▶ Work to complete: Exactly the lines from the start of the data below through the line that contains "const upper8S2A = [16.9, 15.9, 23.1, 12.9, 22.4, 22.5];" are to be copied, with pictures left out.
──────── Data extract
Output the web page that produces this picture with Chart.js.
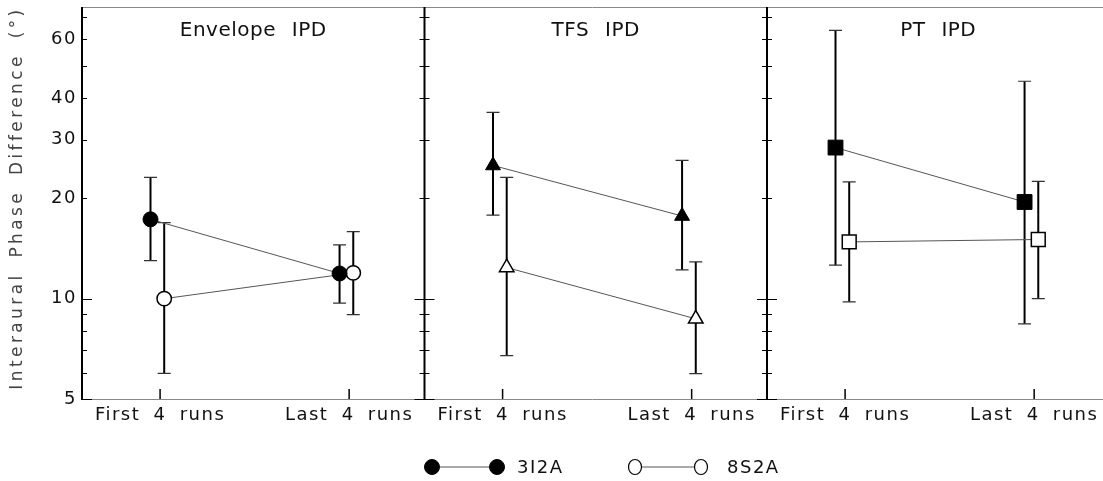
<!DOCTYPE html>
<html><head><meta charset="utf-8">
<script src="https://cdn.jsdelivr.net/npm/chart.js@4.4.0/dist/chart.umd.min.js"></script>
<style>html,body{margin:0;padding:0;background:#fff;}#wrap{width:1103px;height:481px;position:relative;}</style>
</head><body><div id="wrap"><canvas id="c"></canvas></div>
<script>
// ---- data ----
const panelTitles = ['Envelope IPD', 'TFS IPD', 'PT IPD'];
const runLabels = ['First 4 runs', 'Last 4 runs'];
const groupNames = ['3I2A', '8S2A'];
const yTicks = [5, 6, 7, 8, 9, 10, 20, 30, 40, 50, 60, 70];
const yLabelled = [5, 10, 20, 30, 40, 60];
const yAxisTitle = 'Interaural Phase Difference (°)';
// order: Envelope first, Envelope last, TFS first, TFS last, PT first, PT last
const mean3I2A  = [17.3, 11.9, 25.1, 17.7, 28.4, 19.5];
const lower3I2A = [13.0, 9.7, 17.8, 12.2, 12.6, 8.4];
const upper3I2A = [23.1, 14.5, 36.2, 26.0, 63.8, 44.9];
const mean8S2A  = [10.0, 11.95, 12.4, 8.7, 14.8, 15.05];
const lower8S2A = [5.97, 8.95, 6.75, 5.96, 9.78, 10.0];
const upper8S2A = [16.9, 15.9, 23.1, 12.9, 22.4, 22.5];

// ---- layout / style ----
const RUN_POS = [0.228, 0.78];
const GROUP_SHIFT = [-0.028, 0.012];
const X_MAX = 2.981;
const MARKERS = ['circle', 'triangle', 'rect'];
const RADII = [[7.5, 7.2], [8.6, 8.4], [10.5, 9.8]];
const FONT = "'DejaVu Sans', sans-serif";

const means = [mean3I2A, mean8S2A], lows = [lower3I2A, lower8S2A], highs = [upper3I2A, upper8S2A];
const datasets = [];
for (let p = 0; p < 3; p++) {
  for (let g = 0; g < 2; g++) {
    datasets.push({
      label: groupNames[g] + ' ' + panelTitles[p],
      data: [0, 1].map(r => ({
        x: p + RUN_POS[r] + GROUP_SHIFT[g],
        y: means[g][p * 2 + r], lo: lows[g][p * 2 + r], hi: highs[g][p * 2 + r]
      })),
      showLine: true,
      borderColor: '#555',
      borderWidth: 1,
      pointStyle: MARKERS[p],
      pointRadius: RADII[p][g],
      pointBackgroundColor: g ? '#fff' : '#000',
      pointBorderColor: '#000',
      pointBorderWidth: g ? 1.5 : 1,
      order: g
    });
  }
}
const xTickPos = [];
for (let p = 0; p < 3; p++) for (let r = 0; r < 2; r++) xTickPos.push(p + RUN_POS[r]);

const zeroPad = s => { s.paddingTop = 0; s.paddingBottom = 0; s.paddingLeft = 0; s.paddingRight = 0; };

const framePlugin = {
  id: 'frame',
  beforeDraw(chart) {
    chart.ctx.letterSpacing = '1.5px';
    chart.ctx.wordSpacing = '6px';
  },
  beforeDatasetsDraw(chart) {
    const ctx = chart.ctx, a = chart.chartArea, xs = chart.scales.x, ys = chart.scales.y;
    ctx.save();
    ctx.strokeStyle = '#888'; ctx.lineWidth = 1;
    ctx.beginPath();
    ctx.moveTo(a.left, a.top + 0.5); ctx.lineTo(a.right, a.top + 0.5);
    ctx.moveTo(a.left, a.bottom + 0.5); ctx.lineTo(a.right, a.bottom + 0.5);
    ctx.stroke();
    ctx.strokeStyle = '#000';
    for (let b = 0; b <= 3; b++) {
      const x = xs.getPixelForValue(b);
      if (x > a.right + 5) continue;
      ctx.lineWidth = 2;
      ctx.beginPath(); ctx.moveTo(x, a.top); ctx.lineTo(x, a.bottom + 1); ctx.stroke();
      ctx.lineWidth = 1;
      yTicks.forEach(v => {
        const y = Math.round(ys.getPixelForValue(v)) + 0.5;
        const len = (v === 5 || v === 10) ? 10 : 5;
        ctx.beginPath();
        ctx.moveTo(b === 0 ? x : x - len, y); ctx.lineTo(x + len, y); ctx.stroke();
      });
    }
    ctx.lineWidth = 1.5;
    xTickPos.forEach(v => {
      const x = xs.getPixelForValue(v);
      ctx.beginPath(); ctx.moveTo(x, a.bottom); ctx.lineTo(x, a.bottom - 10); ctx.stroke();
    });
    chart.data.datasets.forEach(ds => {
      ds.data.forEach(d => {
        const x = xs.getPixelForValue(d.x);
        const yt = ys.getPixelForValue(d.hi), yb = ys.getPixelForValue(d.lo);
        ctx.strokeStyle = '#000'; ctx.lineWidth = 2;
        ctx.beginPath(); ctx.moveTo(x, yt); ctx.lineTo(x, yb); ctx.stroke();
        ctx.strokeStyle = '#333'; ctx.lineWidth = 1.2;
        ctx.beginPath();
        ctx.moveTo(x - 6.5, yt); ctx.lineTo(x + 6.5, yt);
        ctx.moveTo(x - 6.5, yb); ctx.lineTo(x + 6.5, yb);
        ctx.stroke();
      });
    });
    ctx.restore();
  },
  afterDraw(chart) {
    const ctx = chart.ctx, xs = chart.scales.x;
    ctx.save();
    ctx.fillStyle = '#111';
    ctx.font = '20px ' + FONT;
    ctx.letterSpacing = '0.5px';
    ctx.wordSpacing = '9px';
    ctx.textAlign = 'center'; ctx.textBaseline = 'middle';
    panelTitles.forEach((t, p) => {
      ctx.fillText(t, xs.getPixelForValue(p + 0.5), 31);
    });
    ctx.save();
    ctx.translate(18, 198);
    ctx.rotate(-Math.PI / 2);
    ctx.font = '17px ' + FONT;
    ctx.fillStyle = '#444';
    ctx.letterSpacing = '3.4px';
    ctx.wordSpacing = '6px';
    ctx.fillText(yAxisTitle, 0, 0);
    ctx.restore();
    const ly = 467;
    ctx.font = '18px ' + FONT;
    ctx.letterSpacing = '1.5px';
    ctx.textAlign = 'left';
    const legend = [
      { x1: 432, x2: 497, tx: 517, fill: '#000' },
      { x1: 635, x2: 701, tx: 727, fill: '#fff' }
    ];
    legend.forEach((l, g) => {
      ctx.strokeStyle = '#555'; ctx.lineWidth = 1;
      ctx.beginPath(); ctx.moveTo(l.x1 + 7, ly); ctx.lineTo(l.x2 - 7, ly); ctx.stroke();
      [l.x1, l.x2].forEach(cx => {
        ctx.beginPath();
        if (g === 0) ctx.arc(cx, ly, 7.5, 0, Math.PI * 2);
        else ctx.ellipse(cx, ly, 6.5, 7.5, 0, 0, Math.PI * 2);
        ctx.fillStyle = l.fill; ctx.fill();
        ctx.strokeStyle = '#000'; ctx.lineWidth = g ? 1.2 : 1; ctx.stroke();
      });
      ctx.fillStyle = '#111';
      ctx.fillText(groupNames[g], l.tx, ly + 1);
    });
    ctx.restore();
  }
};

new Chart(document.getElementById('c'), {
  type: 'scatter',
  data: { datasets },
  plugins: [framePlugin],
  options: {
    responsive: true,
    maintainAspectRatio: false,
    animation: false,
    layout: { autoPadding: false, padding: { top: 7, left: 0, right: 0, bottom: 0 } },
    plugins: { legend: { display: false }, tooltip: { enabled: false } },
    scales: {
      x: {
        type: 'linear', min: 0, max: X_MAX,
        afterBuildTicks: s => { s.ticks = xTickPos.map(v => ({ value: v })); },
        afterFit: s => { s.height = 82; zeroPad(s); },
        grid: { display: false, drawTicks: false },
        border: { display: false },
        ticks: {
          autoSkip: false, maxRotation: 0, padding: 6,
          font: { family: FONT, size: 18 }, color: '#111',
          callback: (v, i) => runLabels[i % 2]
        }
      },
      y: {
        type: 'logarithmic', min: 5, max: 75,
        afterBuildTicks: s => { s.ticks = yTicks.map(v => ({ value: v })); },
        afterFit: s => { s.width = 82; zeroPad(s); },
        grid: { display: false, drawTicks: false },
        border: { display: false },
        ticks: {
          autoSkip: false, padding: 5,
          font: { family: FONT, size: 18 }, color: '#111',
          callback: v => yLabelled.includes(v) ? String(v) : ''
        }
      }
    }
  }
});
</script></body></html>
────────────────
▶ Finished task:
Output the web page that produces this picture with Chart.js.
<!DOCTYPE html>
<html><head><meta charset="utf-8">
<script src="https://cdn.jsdelivr.net/npm/chart.js@4.4.0/dist/chart.umd.min.js"></script>
<style>html,body{margin:0;padding:0;background:#fff;}#wrap{width:1103px;height:481px;position:relative;}</style>
</head><body><div id="wrap"><canvas id="c"></canvas></div>
<script>
// ---- data ----
const panelTitles = ['Envelope IPD', 'TFS IPD', 'PT IPD'];
const runLabels = ['First 4 runs', 'Last 4 runs'];
const groupNames = ['3I2A', '8S2A'];
const yTicks = [5, 6, 7, 8, 9, 10, 20, 30, 40, 50, 60, 70];
const yLabelled = [5, 10, 20, 30, 40, 60];
const yAxisTitle = 'Interaural Phase Difference (°)';
// order: Envelope first, Envelope last, TFS first, TFS last, PT first, PT last
const mean3I2A  = [17.3, 11.9, 25.1, 17.7, 28.4, 19.5];
const lower3I2A = [13.0, 9.7, 17.8, 12.2, 12.6, 8.4];
const upper3I2A = [23.1, 14.5, 36.2, 26.0, 63.8, 44.9];
const mean8S2A  = [10.0, 11.95, 12.4, 8.7, 14.8, 15.05];
const lower8S2A = [5.97, 8.95, 6.75, 5.96, 9.78, 10.0];
const upper8S2A = [16.9, 15.9, 23.1, 12.9, 22.4, 22.5];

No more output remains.